I am pleased to report, however, that this oversight has at last been rectified thanks to the efforts of Bertram Levine, a long-time resident of my district, whose history of the Community Relations Service has just been published by the University of Missouri Press. The book is entitled, Resolving Racial Conflict: The Community Relations Service and Civil Rights (1964-1989).[From the 2004 Fall-Winter Catalogue of the University of Missouri Press] RESOLVING RACIAL CONFLICT: THE COMMUNITY RELATIONS SERVICE AND CIVIL RIGHTS (1964-1989) (By Bertram Levine)
In 1964, when the Civil Rights Act was passed, Congress wisely created an agency based in the U.S. Department of Justice to help forestall or resolve racial or ethnic disputes evolving from the act. Mandated by law and by its own methodology to shun publicity, the Community Relations Service developed self-effacement to a fine art. Thus the accomplishments, as well as the shortcomings, of this federal venture into conflict resolution are barely known in official Washington, and even less so by the American public. This first written history of the Community Relations Service uses the experiences of the men and women who sought to resolve the most volatile issues of the day to tell the fascinating story of this unfamiliar agency. This multiracial cadre of conciliation and mediation specialists worked behind the scenes in more than 20,000 confrontations involving racial and ethnic minorities.

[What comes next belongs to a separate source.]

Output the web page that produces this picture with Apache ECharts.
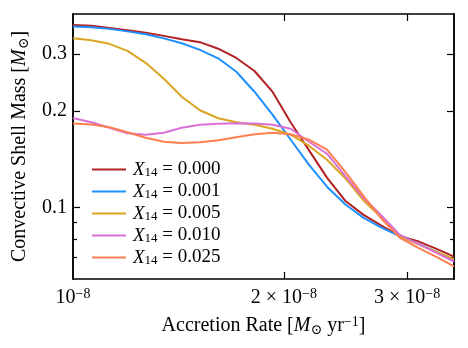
<!DOCTYPE html>
<html lang="en">
<head>
<meta charset="UTF-8">
<title>Convective Shell Mass</title>
<script src="https://cdn.jsdelivr.net/npm/echarts@6/dist/echarts.min.js"></script>
<style>
  html, body { margin: 0; padding: 0; background: #fff; }
  #chart { width: 468px; height: 348px; }
</style>
</head>
<body>
<div id="chart"></div>
<script>
// accretion rate, in units of 1e-8 Msun/yr
var rate = [1.000, 1.062, 1.127, 1.196, 1.270, 1.348, 1.430, 1.518, 1.612, 1.711, 1.816,
            1.928, 2.046, 2.172, 2.305, 2.447, 2.597, 2.757, 2.927, 3.107, 3.298, 3.500];
// convective shell mass (Msun), one list per X14
var m000 = [0.370, 0.368, 0.362, 0.356, 0.350, 0.342, 0.334, 0.327, 0.312, 0.292, 0.266,
            0.229, 0.184, 0.151, 0.124, 0.1051, 0.0951, 0.0879, 0.0816, 0.0787, 0.0746, 0.0704];
var m001 = [0.366, 0.3636, 0.3596, 0.3532, 0.3458, 0.336, 0.3243, 0.3095, 0.2913, 0.2645, 0.2293,
            0.1944, 0.1626, 0.136, 0.1162, 0.1025, 0.0931, 0.0867, 0.0815, 0.0773, 0.0730, 0.0687];
var m005 = [0.3365, 0.3313, 0.3231, 0.3073, 0.282, 0.2516, 0.2212, 0.2008, 0.1897, 0.1843, 0.181,
            0.1759, 0.1685, 0.1558, 0.1409, 0.1235, 0.1055, 0.0931, 0.0813, 0.077, 0.073, 0.0692];
var m010 = [0.190, 0.1843, 0.1772, 0.1704, 0.1685, 0.171, 0.1772, 0.181, 0.1823, 0.1829, 0.1827,
            0.181, 0.1759, 0.1603, 0.1471, 0.1255, 0.1074, 0.0945, 0.0824, 0.0773, 0.0725, 0.068];
var m025 = [0.1827, 0.1813, 0.1778, 0.1716, 0.165, 0.1603, 0.1588, 0.1597, 0.162, 0.1655, 0.1691,
            0.171, 0.1691, 0.1626, 0.1514, 0.1294, 0.109, 0.0924, 0.0807, 0.0751, 0.0704, 0.0657];
var names = ['0.000', '0.001', '0.005', '0.010', '0.025'];
var colors = ['#b22222', '#1e90ff', '#daa520', '#da70d6', '#ff7f50'];
var xTicks = [2, 3];
var xLabels = [1, 2, 3];
var yMajor = [0.1, 0.2, 0.3];
var yMinor = [0.07, 0.08, 0.09];

var FONT = '"Liberation Serif", "DejaVu Serif", serif';
function richSet(fs, lh) {
    var small = Math.round(fs * 0.7);
    return {
        n: { fontFamily: FONT, fontSize: fs, color: '#000', lineHeight: lh },
        i: { fontFamily: FONT, fontSize: fs, fontStyle: 'italic', color: '#000', lineHeight: lh },
        sup: { fontFamily: FONT, fontSize: small, color: '#000', verticalAlign: 'top', lineHeight: lh },
        sub: { fontFamily: FONT, fontSize: small, color: '#000', verticalAlign: 'bottom', lineHeight: lh - 2 }
    };
}
var rich = richSet(20, 22);
var legendRich = richSet(19, 20);

var chart = echarts.init(document.getElementById('chart'));

function pairs(ys) {
    return rate.map(function (x, i) { return [x, ys[i]]; });
}

function frameX(pos, show, ticks, len) {
    return {
        type: 'log', position: pos, min: 1, max: 3.5,
        axisLine: { show: true, lineStyle: { color: '#000', width: 1.5 } },
        axisTick: { show: true, inside: true, length: len, customValues: ticks, lineStyle: { color: '#000', width: 1.2 } },
        axisLabel: { show: show },
        splitLine: { show: false }, minorTick: { show: false }
    };
}
function frameY(pos, ticks, len) {
    return {
        type: 'log', position: pos, min: 0.06, max: 0.4,
        axisLine: { show: true, lineStyle: { color: '#000', width: 1.5 } },
        axisTick: { show: true, inside: true, length: len, customValues: ticks, lineStyle: { color: '#000', width: 1.2 } },
        axisLabel: { show: false },
        splitLine: { show: false }
    };
}

var xMain = frameX('bottom', true, xTicks, 7);
xMain.axisLabel = {
    show: true, margin: 8, customValues: xLabels, rich: rich,
    formatter: function (v) {
        var k = Math.round(v);
        return (k === 1 ? '' : '{n|' + k + ' × }') + '{n|10}{sup|−8}';
    }
};
xMain.name = '{n|Accretion Rate [}{i|M}{sub|⊙}{n| yr}{sup|−1}{n|]}';
xMain.nameLocation = 'middle';
xMain.nameGap = 36;
xMain.nameTextStyle = { rich: rich };

var yMain = frameY('left', yMajor, 7);
yMain.axisLabel = {
    show: true, margin: 6, customValues: yMajor, rich: rich,
    formatter: function (v) { return '{n|' + v.toFixed(1) + '}'; }
};
yMain.name = '{n|Convective Shell Mass [}{i|M}{sub|⊙}{n|]}';
yMain.nameLocation = 'middle';
yMain.nameRotate = 90;
yMain.nameGap = 42;
yMain.nameTextStyle = { rich: rich };

var allY = [m000, m001, m005, m010, m025];

var option = {
    animation: false,
    backgroundColor: '#fff',
    grid: { left: 73, right: 14, top: 14, bottom: 69, containLabel: false },
    xAxis: [xMain, frameX('top', false, xTicks, 7)],
    yAxis: [yMain, frameY('left', yMinor, 4), frameY('right', yMajor, 7), frameY('right', yMinor, 4)],
    legend: {
        orient: 'vertical', left: 87, top: 155,
        itemWidth: 34, itemHeight: 2, itemGap: 2.5,
        icon: 'rect',
        data: names,
        textStyle: { rich: legendRich, padding: [0, 0, 0, 2] },
        formatter: function (name) { return '{i|X}{sub|14}{n| = ' + name + '}'; }
    },
    series: names.map(function (nm, k) {
        return {
            name: nm, type: 'line', xAxisIndex: 0, yAxisIndex: 0,
            data: pairs(allY[k]),
            showSymbol: false, symbol: 'none',
            lineStyle: { color: colors[k], width: 2 },
            itemStyle: { color: colors[k] }
        };
    })
};
chart.setOption(option);
</script>
</body>
</html>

From Selma to Montgomery, at the encampment of the Poor Peoples' Campaign in Resurrection City, to the urban riots of the sixties, seventies, and eighties, from the school desegregation battles north and south, at the siege of Wounded Knee, and during the Texas Gulf Coast fishing wars between Southeast Asian refugees and Anglos, these federal peacemakers lessened the atmosphere of racial violence in every major U.S. city and thousands of small towns. These confrontations ranged from disputes that attracted worldwide attention to the everyday affronts, assaults, and upheavals that marked the nation's adjustment to wider power sharing within an increasingly diverse population. While Resolving Racial Conflict examines some of the celebrated breakthroughs that made change possible, it also delves deeply into the countless behind-the-scenes local efforts that converted possibility to reality.
Among the many themes in this book that provide new perspective for understanding racial conflict in America are the effects of protest and conflict in engineering social change; the variety of civil rights views and experiences of African Americans, Native Americans, Asians, and Hispanics; the role of police in minority relations; and the development and refinement of techniques for community conflict resolution from seat-of-the-pants intervention to sophisticated professional practice. Resolving Racial Conflict will appeal to students of civil rights and American history in both the general and academic communities, as well as students of alternative dispute resolution and peace and conflict studies.